◆ Aim of the exercise:
Write the lines out again, from the top of the material to the line containing "181, 186, 191, 196, 201, 206, 211, 216, 221]", pictures excluded.

◆ Dataset content:
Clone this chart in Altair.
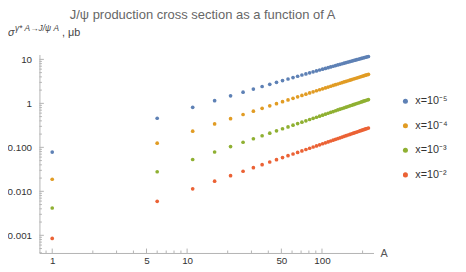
import altair as alt
import pandas as pd

# Mass number A
A = [1, 6, 11, 16, 21, 26, 31, 36, 41, 46, 51, 56, 61, 66, 71, 76, 81, 86, 91, 96,
     101, 106, 111, 116, 121, 126, 131, 136, 141, 146, 151, 156, 161, 166, 171, 176,
     181, 186, 191, 196, 201, 206, 211, 216, 221]

# cross sections (micro-barn)
sig_m5 = [0.0782, 0.458, 0.814, 1.153, 1.481, 1.800, 2.110, 2.415, 2.713, 3.006,
          3.293, 3.577, 3.857, 4.134, 4.409, 4.677, 4.943, 5.209, 5.469, 5.730,
          5.986, 6.241, 6.494, 6.745, 6.993, 7.240, 7.486, 7.727, 7.968, 8.210,
          8.448, 8.685, 8.920, 9.153, 9.387, 9.618, 9.849, 10.08, 10.30, 10.53,
          10.76, 10.98, 11.20, 11.42, 11.65]
sig_m4 = [0.01884, 0.1246, 0.2327, 0.3410, 0.4492, 0.5572, 0.6648, 0.7720, 0.8793, 0.9861,
          1.093, 1.199, 1.304, 1.410, 1.515, 1.620, 1.725, 1.830, 1.934, 2.039,
          2.142, 2.245, 2.349, 2.452, 2.555, 2.658, 2.761, 2.863, 2.966, 3.068,
          3.170, 3.271, 3.373, 3.475, 3.575, 3.676, 3.777, 3.878, 3.978, 4.079,
          4.179, 4.279, 4.380, 4.480, 4.579]
sig_m3 = [0.004169, 0.02787, 0.05283, 0.07834, 0.1043, 0.1305, 0.1569, 0.1836, 0.2104, 0.2373,
          0.2643, 0.2916, 0.3189, 0.3463, 0.3737, 0.4013, 0.4289, 0.4565, 0.4842, 0.5121,
          0.5398, 0.5677, 0.5957, 0.6239, 0.6518, 0.6800, 0.7081, 0.7362, 0.7644, 0.7929,
          0.8211, 0.8492, 0.8776, 0.9062, 0.9346, 0.9632, 0.9915, 1.020, 1.048, 1.077,
          1.106, 1.134, 1.163, 1.192, 1.220]
sig_m2 = [0.000851, 0.005932, 0.01138, 0.01699, 0.02272, 0.02855, 0.03442, 0.04037, 0.04637, 0.05241,
          0.05845, 0.06453, 0.07066, 0.07681, 0.08299, 0.08923, 0.09543, 0.1017, 0.1079, 0.1142,
          0.1205, 0.1268, 0.1331, 0.1395, 0.1458, 0.1522, 0.1585, 0.1649, 0.1713, 0.1777,
          0.1841, 0.1905, 0.1970, 0.2034, 0.2099, 0.2163, 0.2228, 0.2293, 0.2358, 0.2424,
          0.2488, 0.2554, 0.2619, 0.2684, 0.2749]

series = ["x=10\u207b\u2075", "x=10\u207b\u2074", "x=10\u207b\u00b3", "x=10\u207b\u00b2"]
colors = ["#5E81B5", "#E19C24", "#8FB032", "#EB6235"]

x_major = [1, 5, 10, 50, 100]
x_minor = [0.9, 2, 3, 4, 6, 7, 8, 9, 20, 30, 40, 60, 70, 80, 90, 200]
y_major = [0.001, 0.01, 0.1, 1, 10]
y_minor = [0.0004, 0.0005, 0.0006, 0.0007, 0.0008, 0.0009,
           0.002, 0.003, 0.004, 0.005, 0.006, 0.007, 0.008, 0.009,
           0.02, 0.03, 0.04, 0.05, 0.06, 0.07, 0.08, 0.09,
           0.2, 0.3, 0.4, 0.5, 0.6, 0.7, 0.8, 0.9,
           2, 3, 4, 5, 6, 7, 8, 9]

title_text = "J/\u03c8 production cross section as a function of A"

rows = []
for name, vals in zip(series, [sig_m5, sig_m4, sig_m3, sig_m2]):
    for a, v in zip(A, vals):
        rows.append({"A": a, "sigma": v, "series": name})
df = pd.DataFrame(rows)

FONT = "Liberation Sans"
AX = "#b3b3b3"
W, H = 340, 202

xscale = alt.Scale(type="log", domain=[0.804, 241], nice=False)
yscale = alt.Scale(type="log", domain=[0.000396, 12.9], nice=False)

xaxis = alt.Axis(values=x_major, format="d", ticks=False, tickSize=0,
                 labelPadding=3, domainColor=AX, labelColor="#333333",
                 labelFont=FONT, labelFontSize=10, grid=False, title=None,
                 labelFlush=False)
yaxis = alt.Axis(values=y_major,
                 labelExpr="datum.value >= 1 ? format(datum.value, 'd') : format(datum.value, '.3f')",
                 ticks=False, tickSize=0, labelPadding=8, domainColor=AX,
                 labelColor="#333333", labelFont=FONT, labelFontSize=10,
                 grid=False, title=None, labelFlush=False)

points = alt.Chart(df).mark_circle(size=14, opacity=1).encode(
    x=alt.X("A:Q", scale=xscale, axis=xaxis),
    y=alt.Y("sigma:Q", scale=yscale, axis=yaxis),
    color=alt.Color("series:N", sort=series,
                    scale=alt.Scale(domain=series, range=colors),
                    legend=alt.Legend(orient="none", legendX=367, legendY=42, title=None,
                                      symbolType="circle", symbolSize=26,
                                      symbolStrokeWidth=0, labelFont=FONT,
                                      labelFontSize=11, labelColor="#333333",
                                      rowPadding=13, labelOffset=4.5, padding=0)),
)

def yticks(vals, length):
    return alt.Chart(pd.DataFrame({"v": vals})).mark_rule(color=AX, strokeWidth=1).encode(
        y=alt.Y("v:Q", scale=yscale, axis=yaxis), x=alt.value(0), x2=alt.value(length))

def xticks(vals, length):
    return alt.Chart(pd.DataFrame({"u": vals})).mark_rule(color=AX, strokeWidth=1).encode(
        x=alt.X("u:Q", scale=xscale, axis=xaxis), y=alt.value(H), y2=alt.value(H - length))

def label(text, x, y, size, color="#555555", style="normal", align="left"):
    return alt.Chart(pd.DataFrame({"t": [text]})).mark_text(
        font=FONT, fontSize=size, color=color, fontStyle=style, align=align,
        baseline="alphabetic").encode(text="t:N", x=alt.value(x), y=alt.value(y))

chart = alt.layer(
    yticks(y_minor, 2.5), yticks(y_major, 4.5),
    xticks(x_minor, 2.5), xticks(x_major, 4.5),
    points,
    label(title_text, 166, -36, 13.2, color="#666666", align="center"),
    label("\u03c3", -32, -18.5, 11, color="#444444", style="italic"),
    label("\u03b3* A\u2192J/\u03c8 A", -25, -24, 8.5, color="#444444", style="italic"),
    label(", \u03bcb", 23, -19, 11, color="#444444"),
    label("A", 350.7, 206, 11, color="#555555", align="center"),
).properties(
    width=W, height=H,
    padding={"left": 32, "top": 45, "right": 86, "bottom": 17},
    autosize=alt.AutoSizeParams(type="none"),
).configure_view(stroke=None)

chart.save("out.html", embed_options={"renderer": "svg", "actions": False})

◆ Result of this exercise:
Clone this chart in Altair.
import altair as alt
import pandas as pd

# Mass number A
A = [1, 6, 11, 16, 21, 26, 31, 36, 41, 46, 51, 56, 61, 66, 71, 76, 81, 86, 91, 96,
     101, 106, 111, 116, 121, 126, 131, 136, 141, 146, 151, 156, 161, 166, 171, 176,
     181, 186, 191, 196, 201, 206, 211, 216, 221]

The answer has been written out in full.